La seconda riflessione è che un taglio così potente non è comunque legato al rischio di una recessione alle porte, ma perché la Banca Centrale aveva “spazio” per farlo, avendo mantenuto i tassi ad un livello piuttosto alto per un periodo certamente non breve (12 mesi). Parlare di recessione, in questo momento, sembrerebbe fuori luogo, per più di una ragione.
Una, quella sui dati occupazionali, l’abbiamo appena vista: con questi numeri si è vicini alla “massima occupazione”, il miglior “antibiotico” contro la recessione.
Un’altra, forse ancora più “potente”, riguarda le stime sugli utili dell’indice S&P 500. Per l’anno in corso, infatti, si prevedono in crescita di oltre il 9,6%, ben superiori a quelli dell’anno scorso, quando la crescita fu del 5,3%. E se gli utili delle aziende crescono, ciò evidentemente significa che la produzione viene totalmente “smaltita”. O, detto in un altro modo, che le aziende riescono a “scaricare” gli aumenti dei costi produttivi di questi ultimi anni sui prezzi finali, con i consumi che rimangono elevati (parliamo del mercato americano). Certo, i segnali, se guardiamo al bicchiere “mezzo vuoto”, non mancano: risparmio delle famiglie Usa in calo, aumento dell’indebitamento tramite carte di credito, crescita del tasso di default sul credito al consumo. Tutti indicatori, però, al momento “sotto controllo”. E che il taglio dell’altro ieri potrebbe migliorare, visti i minori oneri finanziari che le famiglie dovranno sopportare.
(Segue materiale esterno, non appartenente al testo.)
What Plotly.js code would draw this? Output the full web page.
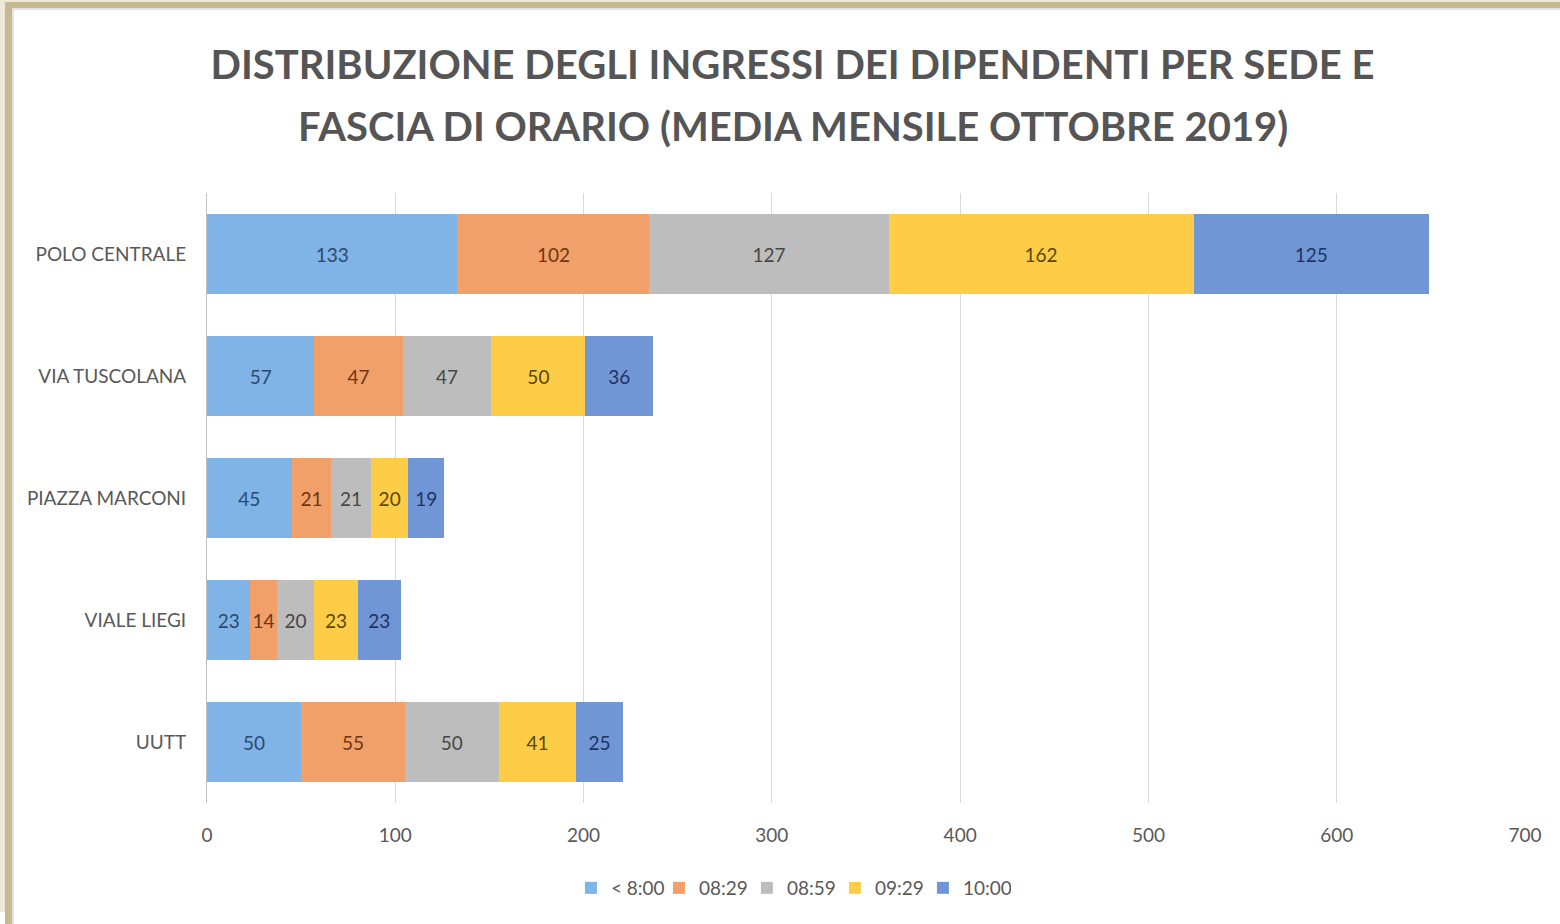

Insomma, la strada, da qui a 18-24 mesi, sembra tracciata. Rimane l’incognita delle elezioni americane: è probabile, quindi, che sino al 5 novembre i mercati “marceranno compatti”, senza particolari tensioni (fermo restando l’incognita geopolitica che, in alcuni momenti, potrebbe disturbare la “voglia di performance”). Sul dopo, fermo restando l’aiuto che il taglio dei tassi potrebbe portare, si tratterà di capire chi sarà il vincitore (e come vincerà, non lasciando spazio a dubbi e ricorsi vari).
L’euforia “da taglio” di ieri (Dow Jones + 1,26%, S&P 500 + 1,70%, Nasdaq + 2,56%, Europa + 1/+ 1,5%) in parte si fa sentire sui mercati asiatici.
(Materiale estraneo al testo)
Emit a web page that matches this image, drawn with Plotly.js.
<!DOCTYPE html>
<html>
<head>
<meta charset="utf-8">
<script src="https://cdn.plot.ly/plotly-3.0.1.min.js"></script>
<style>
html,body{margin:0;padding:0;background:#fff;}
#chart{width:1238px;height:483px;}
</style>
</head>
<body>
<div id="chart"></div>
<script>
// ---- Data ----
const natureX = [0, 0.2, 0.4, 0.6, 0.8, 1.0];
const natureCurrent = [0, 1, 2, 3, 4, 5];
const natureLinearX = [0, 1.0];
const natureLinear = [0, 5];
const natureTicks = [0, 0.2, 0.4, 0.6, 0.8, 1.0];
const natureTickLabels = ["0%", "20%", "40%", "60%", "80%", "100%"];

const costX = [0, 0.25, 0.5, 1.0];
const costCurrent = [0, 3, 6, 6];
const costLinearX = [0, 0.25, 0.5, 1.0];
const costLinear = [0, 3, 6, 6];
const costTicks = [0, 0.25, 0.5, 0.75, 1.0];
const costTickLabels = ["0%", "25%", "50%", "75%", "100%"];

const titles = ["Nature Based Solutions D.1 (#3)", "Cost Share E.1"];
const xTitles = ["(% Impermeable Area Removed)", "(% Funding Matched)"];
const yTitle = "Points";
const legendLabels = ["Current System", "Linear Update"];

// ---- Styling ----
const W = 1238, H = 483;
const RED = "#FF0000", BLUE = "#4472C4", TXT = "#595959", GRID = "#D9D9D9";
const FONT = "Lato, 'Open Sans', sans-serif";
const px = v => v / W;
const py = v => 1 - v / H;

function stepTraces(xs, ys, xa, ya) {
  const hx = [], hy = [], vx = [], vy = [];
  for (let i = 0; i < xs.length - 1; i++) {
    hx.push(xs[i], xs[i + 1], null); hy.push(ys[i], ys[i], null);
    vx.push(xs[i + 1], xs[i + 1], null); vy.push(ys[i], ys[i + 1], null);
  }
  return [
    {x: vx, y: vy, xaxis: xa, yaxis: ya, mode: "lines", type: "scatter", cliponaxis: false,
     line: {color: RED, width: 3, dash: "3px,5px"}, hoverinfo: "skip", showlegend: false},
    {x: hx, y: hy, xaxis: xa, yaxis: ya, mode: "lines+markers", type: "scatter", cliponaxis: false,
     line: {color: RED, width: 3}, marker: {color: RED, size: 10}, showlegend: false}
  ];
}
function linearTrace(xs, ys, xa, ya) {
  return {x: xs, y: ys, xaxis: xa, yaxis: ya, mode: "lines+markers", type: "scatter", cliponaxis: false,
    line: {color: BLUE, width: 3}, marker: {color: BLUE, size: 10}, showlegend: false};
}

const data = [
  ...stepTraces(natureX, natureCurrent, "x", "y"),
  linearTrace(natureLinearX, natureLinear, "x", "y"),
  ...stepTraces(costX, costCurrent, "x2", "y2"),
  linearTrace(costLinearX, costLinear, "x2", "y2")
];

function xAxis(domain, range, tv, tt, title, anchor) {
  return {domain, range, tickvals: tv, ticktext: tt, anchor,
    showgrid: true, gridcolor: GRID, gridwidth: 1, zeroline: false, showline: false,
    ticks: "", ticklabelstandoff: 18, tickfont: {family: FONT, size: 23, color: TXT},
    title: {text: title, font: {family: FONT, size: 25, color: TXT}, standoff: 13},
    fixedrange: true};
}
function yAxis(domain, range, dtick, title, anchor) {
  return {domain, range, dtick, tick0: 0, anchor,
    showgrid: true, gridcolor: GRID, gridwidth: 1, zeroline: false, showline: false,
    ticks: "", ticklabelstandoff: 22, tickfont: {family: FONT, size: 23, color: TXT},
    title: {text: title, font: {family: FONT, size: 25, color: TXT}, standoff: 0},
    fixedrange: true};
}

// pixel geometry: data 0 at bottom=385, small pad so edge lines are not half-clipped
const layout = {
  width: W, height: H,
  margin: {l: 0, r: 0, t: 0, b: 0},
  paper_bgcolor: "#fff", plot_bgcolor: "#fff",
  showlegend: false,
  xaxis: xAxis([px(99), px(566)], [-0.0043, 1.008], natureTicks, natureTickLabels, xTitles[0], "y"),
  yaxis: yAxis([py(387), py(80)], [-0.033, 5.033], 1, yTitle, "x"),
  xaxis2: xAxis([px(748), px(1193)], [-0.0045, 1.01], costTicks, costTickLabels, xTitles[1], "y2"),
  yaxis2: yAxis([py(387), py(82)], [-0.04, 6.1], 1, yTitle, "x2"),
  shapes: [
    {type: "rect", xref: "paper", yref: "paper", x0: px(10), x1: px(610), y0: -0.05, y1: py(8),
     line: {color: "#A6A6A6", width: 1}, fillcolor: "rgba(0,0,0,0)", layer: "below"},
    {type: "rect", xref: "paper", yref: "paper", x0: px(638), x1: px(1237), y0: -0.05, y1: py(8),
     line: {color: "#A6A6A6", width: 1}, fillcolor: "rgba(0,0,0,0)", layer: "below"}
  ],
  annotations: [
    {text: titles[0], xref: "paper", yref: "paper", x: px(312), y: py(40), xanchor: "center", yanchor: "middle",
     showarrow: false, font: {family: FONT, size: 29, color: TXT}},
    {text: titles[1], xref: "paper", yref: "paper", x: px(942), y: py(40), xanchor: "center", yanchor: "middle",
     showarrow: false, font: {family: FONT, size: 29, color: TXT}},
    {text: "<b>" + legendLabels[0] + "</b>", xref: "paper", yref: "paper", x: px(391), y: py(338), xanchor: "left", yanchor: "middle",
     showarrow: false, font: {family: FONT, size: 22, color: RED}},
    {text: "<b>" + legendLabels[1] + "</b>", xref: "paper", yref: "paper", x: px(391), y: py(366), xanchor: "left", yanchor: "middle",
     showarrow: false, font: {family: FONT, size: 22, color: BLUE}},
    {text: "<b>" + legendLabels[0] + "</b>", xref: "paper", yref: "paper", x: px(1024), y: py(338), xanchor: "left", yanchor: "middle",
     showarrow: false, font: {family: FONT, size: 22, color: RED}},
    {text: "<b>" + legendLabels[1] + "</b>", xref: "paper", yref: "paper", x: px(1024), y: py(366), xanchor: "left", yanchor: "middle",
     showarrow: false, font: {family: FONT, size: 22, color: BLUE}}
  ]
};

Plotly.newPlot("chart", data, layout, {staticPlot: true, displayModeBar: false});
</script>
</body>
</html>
A Tokyo Nikkei + 1,45%, dopo la decisione della Bank of Japan di lasciare i tassi invariati (+ 0,25%)..
A Hong Kong Hang Seng + 1,05%.
Persiste, invece, la debolezza di Shanghai, in calo anche oggi (– 0,55%): palpabile la delusione degli operatori all’immobilismo della People’s Republic Bank of China, che ha lasciato i tassi invariati.
Kospi + 0,7%.
Prendono fiato, dopo la corsa di ieri, i futures, ovunque intorno alla parità.
Ancora in crescita il petrolio, a $ 71,05 (anche se questa mattina accusa un leggero calo dello 0,25%).
Gas naturale Usa a $ 2,359 (+ 0,30%).
Oro al record storico: questa mattina “rompe” il muro dei $ 2.600 (2.600,50, + 0,27%).
Spread poco mosso, a 135,1 bp.
BTP al 3,56%.
Bund a 2,21%.
Treasury 3,70%, in lieve aumento.
Strappo del bitcoin, che si porta a quasi $ 64.000 (64.835).
Ps: conosciamo tutti la profonda crisi del settore automotive, con le vendite a precipizio, trascinate al ribasso dal settore automotive (basti pensare alla Volkswagen, che sta valutando la chiusura di 3 stabliimenti in Germania, con 15.000 lavoratori a rischio licenziamento. Eppure c’è un Paese che, per quanto la sua economia dipenda essenzialmente dalla produzione di petrolio, sembra appartenere ad un altro mondo, La Norvegia, infatti, è il primo Paese al mondo in cui le auto elettriche superano quelle a benzina (754.303 vs 753.905), con quelle diesel vicine al milione (su 2.8 ML di auto in circolazione). Ma se pensiamo alle nuove immatricolazioni non c’è gara: al 31 agosto, infatti, la quota dell’elettrico era del 94.7%. In quel Paese la parità di genere non si misura sulle persone ma sul tipo di auto.